- _THE PROBLEM_:
For this exercise, repeat all of the material verbatim apart from its images.

- _DATA_:
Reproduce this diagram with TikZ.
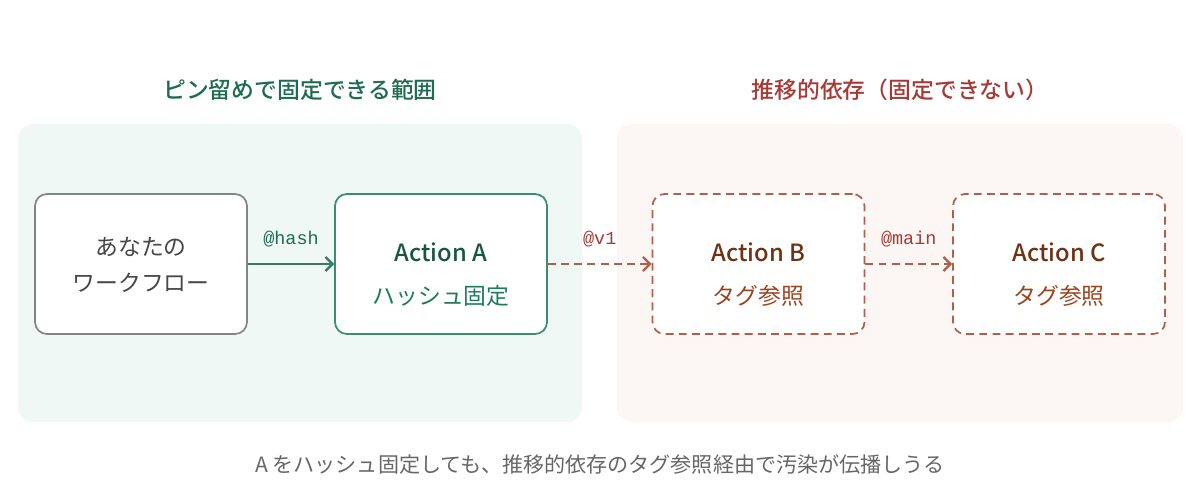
\documentclass[tikz,border=0pt]{standalone}
\usepackage{fontspec}
\usepackage{xcolor}
\usetikzlibrary{arrows.meta}
\setmainfont{Noto Sans CJK JP}[BoldFont={Noto Sans CJK JP Medium}]
\newfontfamily\monofont{Liberation Mono}

\definecolor{pinGreen}{HTML}{1F6B52}
\definecolor{pinSub}{HTML}{1E7A5C}
\definecolor{pinLine}{HTML}{3A8C72}
\definecolor{pinFill}{HTML}{F0F8F5}
\definecolor{tagRed}{HTML}{A53A36}
\definecolor{tagLine}{HTML}{B0604A}
\definecolor{tagText}{HTML}{6E3214}
\definecolor{tagSub}{HTML}{9C4420}
\definecolor{tagFill}{HTML}{FCF6F4}
\definecolor{boxGray}{HTML}{858585}
\definecolor{capGray}{HTML}{666666}

\begin{document}
\begin{tikzpicture}[x=0.02cm,y=-0.02cm,>={Straight Barb[length=4pt,width=8pt]},
	panel/.style={draw=none,rounded corners=15*0.02cm},
	box/.style={draw,fill=white,line width=1pt,rounded corners=12*0.02cm,minimum width=212*0.02cm,minimum height=140*0.02cm},
	tagbox/.style={box,draw=tagLine,dash pattern=on 4.5pt off 3pt},
	txt/.style={font=\fontsize{13}{16}\selectfont,inner sep=0pt},
	edge/.style={line width=1.3pt},
	tag/.style={font=\monofont\fontsize{10.5}{12}\selectfont,inner sep=1pt}]
			\useasboundingbox (0,0) rectangle (1200,494);
			
			% zones
			\fill[panel,pinFill] (18,124) rectangle (582,422);
			\fill[panel,tagFill] (617,124) rectangle (1183,422);
			\node[text=pinGreen,font=\bfseries\fontsize{13}{16}\selectfont] (pinTitle) at (300,90) {ピン留めで固定できる範囲};
			\node[text=tagRed,font=\bfseries\fontsize{13}{16}\selectfont] (tagTitle) at (900,90) {推移的依存（固定できない）};
			
			% actions
			\node[box,draw=boxGray] (wf) at (141,264) {};
			\node[box,draw=pinLine] (actA) at (441,264) {};
			\node[tagbox] (actB) at (758.5,264) {};
			\node[tagbox] (actC) at (1059,264) {};
			\node[txt,text=black!72] (wf1) at (141,247) {あなたの};
			\node[txt,text=black!72] (wf2) at (141,283) {ワークフロー};
			\node[txt,text=pinGreen!80!black,font=\bfseries\fontsize{13.5}{16}\selectfont] (actAname) at (441,252) {Action A};
			\node[txt,text=pinSub] (actAsub) at (441,296) {ハッシュ固定};
			\node[txt,text=tagText,font=\bfseries\fontsize{13.5}{16}\selectfont] (actBname) at (758.5,252) {Action B};
			\node[txt,text=tagSub] (actBsub) at (758.5,296) {タグ参照};
			\node[txt,text=tagText,font=\bfseries\fontsize{13.5}{16}\selectfont] (actCname) at (1059,252) {Action C};
			\node[txt,text=tagSub] (actCsub) at (1059,296) {タグ参照};
			
			% references
			\draw[->,edge,pinGreen!90] (wf) -- node[tag,above=8pt,text=pinGreen] {@hash} (actA);
			\draw[->,edge,tagLine,dash pattern=on 4.5pt off 3pt] (actA) -- node[tag,above=8pt,text=tagRed] {@v1} (actB);
			\draw[->,edge,tagLine,dash pattern=on 4.5pt off 3pt] (actB) -- node[tag,above=8pt,text=tagRed] {@main} (actC);
			
			\node[text=capGray,font=\fontsize{12}{14}\selectfont] (caption) at (600,464) {A をハッシュ固定しても、推移的依存のタグ参照経由で汚染が伝播しうる};
		\end{tikzpicture}
\end{document}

- _RESULT_:
Reproduce this diagram with TikZ.
\documentclass[tikz,border=0pt]{standalone}
\usepackage{fontspec}
\usepackage{xcolor}
\usetikzlibrary{arrows.meta}
\setmainfont{Noto Sans CJK JP}[BoldFont={Noto Sans CJK JP Medium}]
\newfontfamily\monofont{Liberation Mono}

\definecolor{pinGreen}{HTML}{1F6B52}
\definecolor{pinSub}{HTML}{1E7A5C}
\definecolor{pinLine}{HTML}{3A8C72}
\definecolor{pinFill}{HTML}{F0F8F5}
\definecolor{tagRed}{HTML}{A53A36}
\definecolor{tagLine}{HTML}{B0604A}
\definecolor{tagText}{HTML}{6E3214}
\definecolor{tagSub}{HTML}{9C4420}
\definecolor{tagFill}{HTML}{FCF6F4}
\definecolor{boxGray}{HTML}{858585}
\definecolor{capGray}{HTML}{666666}

\begin{document}
\begin{tikzpicture}[x=0.02cm,y=-0.02cm,>={Straight Barb[length=4pt,width=8pt]},
	panel/.style={draw=none,rounded corners=15*0.02cm},
	box/.style={draw,fill=white,line width=1pt,rounded corners=12*0.02cm,minimum width=212*0.02cm,minimum height=140*0.02cm},
	tagbox/.style={box,draw=tagLine,dash pattern=on 4.5pt off 3pt},
	txt/.style={font=\fontsize{13}{16}\selectfont,inner sep=0pt},
	edge/.style={line width=1.3pt},
	tag/.style={font=\monofont\fontsize{10.5}{12}\selectfont,inner sep=1pt}]
			\useasboundingbox (0,0) rectangle (1200,494);
			
			% zones
			\fill[panel,pinFill] (18,124) rectangle (582,422);
			\fill[panel,tagFill] (617,124) rectangle (1183,422);
			\node[text=pinGreen,font=\bfseries\fontsize{13}{16}\selectfont] (pinTitle) at (300,90) {ピン留めで固定できる範囲};
			\node[text=tagRed,font=\bfseries\fontsize{13}{16}\selectfont] (tagTitle) at (900,90) {推移的依存（固定できない）};
			
			% actions
			\node[box,draw=boxGray] (wf) at (141,264) {};
			\node[box,draw=pinLine] (actA) at (441,264) {};
			\node[tagbox] (actB) at (758.5,264) {};
			\node[tagbox] (actC) at (1059,264) {};
			\node[txt,text=black!72] (wf1) at (141,247) {あなたの};
			\node[txt,text=black!72] (wf2) at (141,283) {ワークフロー};
			\node[txt,text=pinGreen!80!black,font=\bfseries\fontsize{13.5}{16}\selectfont] (actAname) at (441,252) {Action A};
			\node[txt,text=pinSub] (actAsub) at (441,296) {ハッシュ固定};
			\node[txt,text=tagText,font=\bfseries\fontsize{13.5}{16}\selectfont] (actBname) at (758.5,252) {Action B};
			\node[txt,text=tagSub] (actBsub) at (758.5,296) {タグ参照};
			\node[txt,text=tagText,font=\bfseries\fontsize{13.5}{16}\selectfont] (actCname) at (1059,252) {Action C};
			\node[txt,text=tagSub] (actCsub) at (1059,296) {タグ参照};
			
			% references
			\draw[->,edge,pinGreen!90] (wf) -- node[tag,above=8pt,text=pinGreen] {@hash} (actA);
			\draw[->,edge,tagLine,dash pattern=on 4.5pt off 3pt] (actA) -- node[tag,above=8pt,text=tagRed] {@v1} (actB);
			\draw[->,edge,tagLine,dash pattern=on 4.5pt off 3pt] (actB) -- node[tag,above=8pt,text=tagRed] {@main} (actC);
			
			\node[text=capGray,font=\fontsize{12}{14}\selectfont] (caption) at (600,464) {A をハッシュ固定しても、推移的依存のタグ参照経由で汚染が伝播しうる};
		\end{tikzpicture}
\end{document}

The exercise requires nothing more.